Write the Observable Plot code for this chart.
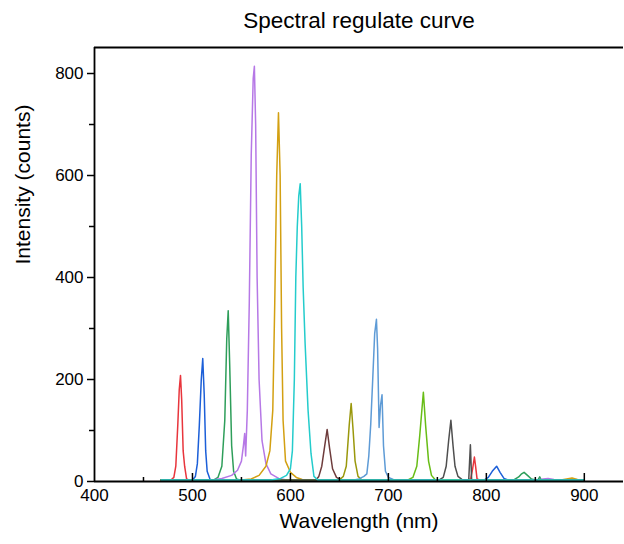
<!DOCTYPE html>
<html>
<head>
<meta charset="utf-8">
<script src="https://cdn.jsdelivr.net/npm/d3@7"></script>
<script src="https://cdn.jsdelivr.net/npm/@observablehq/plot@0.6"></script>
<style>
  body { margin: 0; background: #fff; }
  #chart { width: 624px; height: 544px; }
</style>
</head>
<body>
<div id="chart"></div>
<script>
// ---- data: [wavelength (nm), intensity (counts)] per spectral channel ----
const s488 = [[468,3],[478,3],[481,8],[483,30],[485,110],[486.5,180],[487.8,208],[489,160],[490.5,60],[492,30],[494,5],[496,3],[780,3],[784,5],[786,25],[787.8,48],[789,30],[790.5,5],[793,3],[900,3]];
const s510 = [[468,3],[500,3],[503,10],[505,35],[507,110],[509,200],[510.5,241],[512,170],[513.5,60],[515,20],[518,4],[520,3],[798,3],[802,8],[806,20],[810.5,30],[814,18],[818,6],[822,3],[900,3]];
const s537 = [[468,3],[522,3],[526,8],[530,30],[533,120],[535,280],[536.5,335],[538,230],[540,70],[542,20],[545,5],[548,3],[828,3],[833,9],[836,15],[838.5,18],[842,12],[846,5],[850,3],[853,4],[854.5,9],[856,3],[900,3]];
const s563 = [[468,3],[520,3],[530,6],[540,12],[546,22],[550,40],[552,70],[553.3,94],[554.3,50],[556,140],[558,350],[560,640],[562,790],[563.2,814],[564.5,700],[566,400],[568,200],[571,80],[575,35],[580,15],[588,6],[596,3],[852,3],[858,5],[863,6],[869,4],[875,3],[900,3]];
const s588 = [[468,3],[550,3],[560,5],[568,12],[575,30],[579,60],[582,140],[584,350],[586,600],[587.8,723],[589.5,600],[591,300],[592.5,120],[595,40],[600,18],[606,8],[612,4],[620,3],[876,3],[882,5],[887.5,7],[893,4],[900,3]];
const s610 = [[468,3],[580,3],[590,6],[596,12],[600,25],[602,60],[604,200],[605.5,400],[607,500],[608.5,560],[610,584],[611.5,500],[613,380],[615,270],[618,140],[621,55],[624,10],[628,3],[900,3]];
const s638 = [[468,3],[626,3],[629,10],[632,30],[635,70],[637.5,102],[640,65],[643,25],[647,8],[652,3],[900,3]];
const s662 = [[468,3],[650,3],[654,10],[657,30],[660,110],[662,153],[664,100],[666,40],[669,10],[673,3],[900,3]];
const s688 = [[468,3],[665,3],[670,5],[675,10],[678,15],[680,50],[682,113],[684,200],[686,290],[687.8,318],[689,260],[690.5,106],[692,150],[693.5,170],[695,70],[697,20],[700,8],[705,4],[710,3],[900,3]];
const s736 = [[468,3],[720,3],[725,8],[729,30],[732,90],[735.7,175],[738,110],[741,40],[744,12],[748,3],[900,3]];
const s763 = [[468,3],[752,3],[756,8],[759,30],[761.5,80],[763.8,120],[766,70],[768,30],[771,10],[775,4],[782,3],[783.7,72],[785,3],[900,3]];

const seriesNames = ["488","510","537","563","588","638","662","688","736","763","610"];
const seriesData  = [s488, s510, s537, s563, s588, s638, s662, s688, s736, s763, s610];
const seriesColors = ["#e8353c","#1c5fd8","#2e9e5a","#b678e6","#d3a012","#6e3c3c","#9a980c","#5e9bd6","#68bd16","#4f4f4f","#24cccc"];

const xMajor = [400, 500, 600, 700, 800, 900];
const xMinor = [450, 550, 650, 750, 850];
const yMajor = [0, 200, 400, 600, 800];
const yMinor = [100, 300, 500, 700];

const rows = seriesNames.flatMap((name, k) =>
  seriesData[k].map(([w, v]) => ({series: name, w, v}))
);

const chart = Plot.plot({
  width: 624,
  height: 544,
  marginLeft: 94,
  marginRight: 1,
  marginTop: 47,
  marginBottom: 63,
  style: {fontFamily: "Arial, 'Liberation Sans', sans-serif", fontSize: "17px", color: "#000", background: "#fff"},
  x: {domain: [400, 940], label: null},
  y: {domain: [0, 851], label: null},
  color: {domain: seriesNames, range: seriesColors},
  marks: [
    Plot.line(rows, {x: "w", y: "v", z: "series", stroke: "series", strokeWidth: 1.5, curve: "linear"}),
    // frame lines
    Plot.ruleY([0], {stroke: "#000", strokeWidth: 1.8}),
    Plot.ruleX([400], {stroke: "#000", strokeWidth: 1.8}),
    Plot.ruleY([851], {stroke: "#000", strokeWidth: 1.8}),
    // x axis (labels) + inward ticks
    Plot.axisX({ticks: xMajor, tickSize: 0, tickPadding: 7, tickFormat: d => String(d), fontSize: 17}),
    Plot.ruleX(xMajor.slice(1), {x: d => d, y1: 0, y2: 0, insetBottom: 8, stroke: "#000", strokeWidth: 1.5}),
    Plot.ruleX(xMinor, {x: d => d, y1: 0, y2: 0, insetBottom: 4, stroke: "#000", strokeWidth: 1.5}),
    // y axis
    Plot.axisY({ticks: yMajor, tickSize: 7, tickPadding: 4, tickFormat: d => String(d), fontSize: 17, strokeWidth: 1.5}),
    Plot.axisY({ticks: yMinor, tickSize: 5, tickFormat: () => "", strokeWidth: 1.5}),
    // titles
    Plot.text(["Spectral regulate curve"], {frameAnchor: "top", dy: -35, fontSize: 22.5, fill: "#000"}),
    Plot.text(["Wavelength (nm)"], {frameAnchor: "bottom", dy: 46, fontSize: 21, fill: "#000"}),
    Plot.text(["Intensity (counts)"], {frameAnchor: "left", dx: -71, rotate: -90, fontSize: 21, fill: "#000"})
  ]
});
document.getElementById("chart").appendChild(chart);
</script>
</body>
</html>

* * *

Problem statement:
Give the data above again in full and unchanged, skipping the pictures.

Correct result:
Write the Observable Plot code for this chart.
<!DOCTYPE html>
<html>
<head>
<meta charset="utf-8">
<script src="https://cdn.jsdelivr.net/npm/d3@7"></script>
<script src="https://cdn.jsdelivr.net/npm/@observablehq/plot@0.6"></script>
<style>
  body { margin: 0; background: #fff; }
  #chart { width: 624px; height: 544px; }
</style>
</head>
<body>
<div id="chart"></div>
<script>
// ---- data: [wavelength (nm), intensity (counts)] per spectral channel ----
const s488 = [[468,3],[478,3],[481,8],[483,30],[485,110],[486.5,180],[487.8,208],[489,160],[490.5,60],[492,30],[494,5],[496,3],[780,3],[784,5],[786,25],[787.8,48],[789,30],[790.5,5],[793,3],[900,3]];
const s510 = [[468,3],[500,3],[503,10],[505,35],[507,110],[509,200],[510.5,241],[512,170],[513.5,60],[515,20],[518,4],[520,3],[798,3],[802,8],[806,20],[810.5,30],[814,18],[818,6],[822,3],[900,3]];
const s537 = [[468,3],[522,3],[526,8],[530,30],[533,120],[535,280],[536.5,335],[538,230],[540,70],[542,20],[545,5],[548,3],[828,3],[833,9],[836,15],[838.5,18],[842,12],[846,5],[850,3],[853,4],[854.5,9],[856,3],[900,3]];
const s563 = [[468,3],[520,3],[530,6],[540,12],[546,22],[550,40],[552,70],[553.3,94],[554.3,50],[556,140],[558,350],[560,640],[562,790],[563.2,814],[564.5,700],[566,400],[568,200],[571,80],[575,35],[580,15],[588,6],[596,3],[852,3],[858,5],[863,6],[869,4],[875,3],[900,3]];
const s588 = [[468,3],[550,3],[560,5],[568,12],[575,30],[579,60],[582,140],[584,350],[586,600],[587.8,723],[589.5,600],[591,300],[592.5,120],[595,40],[600,18],[606,8],[612,4],[620,3],[876,3],[882,5],[887.5,7],[893,4],[900,3]];
const s610 = [[468,3],[580,3],[590,6],[596,12],[600,25],[602,60],[604,200],[605.5,400],[607,500],[608.5,560],[610,584],[611.5,500],[613,380],[615,270],[618,140],[621,55],[624,10],[628,3],[900,3]];
const s638 = [[468,3],[626,3],[629,10],[632,30],[635,70],[637.5,102],[640,65],[643,25],[647,8],[652,3],[900,3]];
const s662 = [[468,3],[650,3],[654,10],[657,30],[660,110],[662,153],[664,100],[666,40],[669,10],[673,3],[900,3]];
const s688 = [[468,3],[665,3],[670,5],[675,10],[678,15],[680,50],[682,113],[684,200],[686,290],[687.8,318],[689,260],[690.5,106],[692,150],[693.5,170],[695,70],[697,20],[700,8],[705,4],[710,3],[900,3]];
const s736 = [[468,3],[720,3],[725,8],[729,30],[732,90],[735.7,175],[738,110],[741,40],[744,12],[748,3],[900,3]];
const s763 = [[468,3],[752,3],[756,8],[759,30],[761.5,80],[763.8,120],[766,70],[768,30],[771,10],[775,4],[782,3],[783.7,72],[785,3],[900,3]];

const seriesNames = ["488","510","537","563","588","638","662","688","736","763","610"];
const seriesData  = [s488, s510, s537, s563, s588, s638, s662, s688, s736, s763, s610];
const seriesColors = ["#e8353c","#1c5fd8","#2e9e5a","#b678e6","#d3a012","#6e3c3c","#9a980c","#5e9bd6","#68bd16","#4f4f4f","#24cccc"];

const xMajor = [400, 500, 600, 700, 800, 900];
const xMinor = [450, 550, 650, 750, 850];
const yMajor = [0, 200, 400, 600, 800];
const yMinor = [100, 300, 500, 700];

const rows = seriesNames.flatMap((name, k) =>
  seriesData[k].map(([w, v]) => ({series: name, w, v}))
);

const chart = Plot.plot({
  width: 624,
  height: 544,
  marginLeft: 94,
  marginRight: 1,
  marginTop: 47,
  marginBottom: 63,
  style: {fontFamily: "Arial, 'Liberation Sans', sans-serif", fontSize: "17px", color: "#000", background: "#fff"},
  x: {domain: [400, 940], label: null},
  y: {domain: [0, 851], label: null},
  color: {domain: seriesNames, range: seriesColors},
  marks: [
    Plot.line(rows, {x: "w", y: "v", z: "series", stroke: "series", strokeWidth: 1.5, curve: "linear"}),
    // frame lines
    Plot.ruleY([0], {stroke: "#000", strokeWidth: 1.8}),
    Plot.ruleX([400], {stroke: "#000", strokeWidth: 1.8}),
    Plot.ruleY([851], {stroke: "#000", strokeWidth: 1.8}),
    // x axis (labels) + inward ticks
    Plot.axisX({ticks: xMajor, tickSize: 0, tickPadding: 7, tickFormat: d => String(d), fontSize: 17}),
    Plot.ruleX(xMajor.slice(1), {x: d => d, y1: 0, y2: 0, insetBottom: 8, stroke: "#000", strokeWidth: 1.5}),
    Plot.ruleX(xMinor, {x: d => d, y1: 0, y2: 0, insetBottom: 4, stroke: "#000", strokeWidth: 1.5}),
    // y axis
    Plot.axisY({ticks: yMajor, tickSize: 7, tickPadding: 4, tickFormat: d => String(d), fontSize: 17, strokeWidth: 1.5}),
    Plot.axisY({ticks: yMinor, tickSize: 5, tickFormat: () => "", strokeWidth: 1.5}),
    // titles
    Plot.text(["Spectral regulate curve"], {frameAnchor: "top", dy: -35, fontSize: 22.5, fill: "#000"}),
    Plot.text(["Wavelength (nm)"], {frameAnchor: "bottom", dy: 46, fontSize: 21, fill: "#000"}),
    Plot.text(["Intensity (counts)"], {frameAnchor: "left", dx: -71, rotate: -90, fontSize: 21, fill: "#000"})
  ]
});
document.getElementById("chart").appendChild(chart);
</script>
</body>
</html>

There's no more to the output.